Growing union repression and intense pressure from management on the remaining unionised Pepsi bottling plants is the clear picture that emerges from a recent IUF study of PepsiCo bottling operation in India.
Incidents at PepsiCo plants in India include police being invited in by the company management to physically beat up unionised workers and constant threats of dismissal when workers start the process of organizing a union in the many plants were unions currently do not exist or where they want to exercise bargaining rights where they do.
Against a background of systematic repression of worker rights that appears to extend far more widely than in India alone, IUF general secretary Ron Oswald commented,
“Given the intense interest in worker rights in Coca Cola production facilities around the world we should not forget that PepsiCo appears to be denying these rights as much if not more systematically in many of its facilities around the world.”

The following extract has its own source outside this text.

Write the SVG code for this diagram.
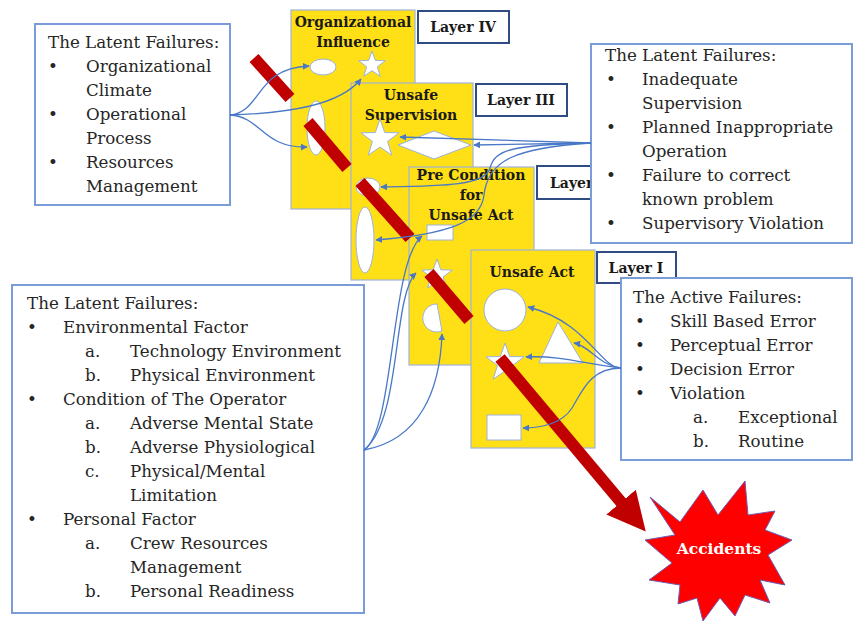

Oswald further noted that, “Coca-Cola may on occasions present serious problems to a significant number of our members, however the PepsiCo corporation appears even more determined to systematically deny these rights throughout its system. The result is generally significantly lower levels of unioization in PepsiCo compared to Coca-Cola bottlers around the world. We must bear this in mind as we try to both defend and extend rights acquired within Coca-Cola. Ignoring PepsiCo’s more serious abuses of basic rights could give them a dangerously competitive advantage over Coca-Cola, an advantage built on a more systematic and intense repression of basic rights. The IUF will continue to investigate PepsiCo as part of our permanent effort to bring respect, dignity and rights to workers throughout the world massive soft drinks sector.”